A função da poesia é revelar os objetos sob um novo olhar – isso a
gente aprende logo nas primeiras aulas de Teoria da Literatura. O signo
poético, por sua opacidade, não estabelece um vínculo direto entre o significante
e o significado. Constitui uma palavra-coisa, não uma palavra-sinal – para usar
a terminologia de Sartre em “O que é a literatura?”.
A essa opacidade, ou ambiguidade, do signo poético deve-se o seu
poder de ir além das representações convencionais. Dela nasce a polissemia, que
faz com que o signo se enriqueça em função dos novos nexos que estabelece com a
realidade.
Aí mora o perigo, pois muitos confundem essa liberdade polissêmica
com a possibilidade de dar às palavras quaisquer sentidos. No afã de
enriquecê-las semanticamente não atentam, por exemplo, para a pertinência e o
bom senso de certas escolhas no domínio das figuras. Isso por vezes os leva a
uma obscuridade que em nada se confunde com a “opacidade” no sentido em que a
definem os formalistas russos – o de estranhamento, novidade, fuga ao lugar-comum.
Ferreira Gullar destaca essa característica na poesia de Augusto
dos Anjos em um dos melhores estudos já escritos sobre a estética do paraibano.
Evocando o formalista russo Viktor Chklóvski, mostra como a estranheza é um
dos fatores que nos fascinam na sua poesia.
A estranheza conduz a uma “dificuldade” perceptiva que, em vez obstacular
a compreensão, nos convoca à descoberta de novos enlaces de sentido. Pode-se
até discordar da visão de mundo do paraibano, mas é impossível não se
sensibilizar com o acerto das suas escolhas verbais.

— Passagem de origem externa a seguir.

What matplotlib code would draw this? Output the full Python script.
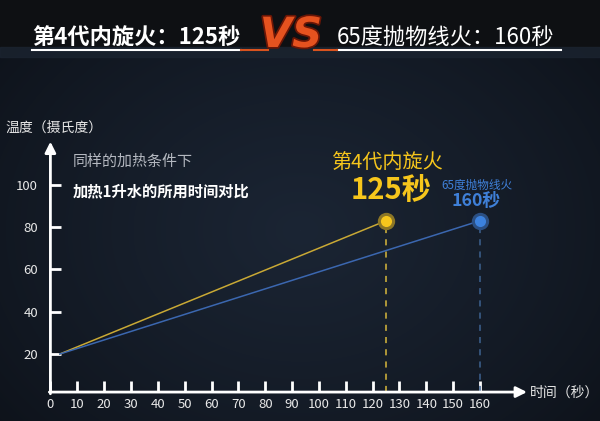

Se a maior virtude do texto é a clareza, como diz Montaigne, dela
se afasta quem se entrega a associações cerebrinas e esdrúxulas entre os
signos, como se com isso atingisse aquele “algo mais” que confere eternidade ao
estilo.
Há uma enorme diferença entre a transfiguração e a desfiguração do
real. No primeiro caso, o real nos aparece sob um novo olhar graças à forma
inusitada com que nos é apresentado. É quando as imagens mantêm com ele um tipo
de vínculo que, de alguma forma, o torna reconhecível ao mesmo tempo que o
amplia e enriquece.
No segundo caso (o da desfiguração), a ousadia das imagens
compromete aquele mínimo referencial analógico que confere verossimilhança à
representação. As imagens parecem nascer de si mesmas, arbitrárias e autônomas,
num jogo maneirista em que o leitor se perde por não ver nelas nexo. É uma espécie
de surrealismo manco, desconectado das fontes significativas do inconsciente.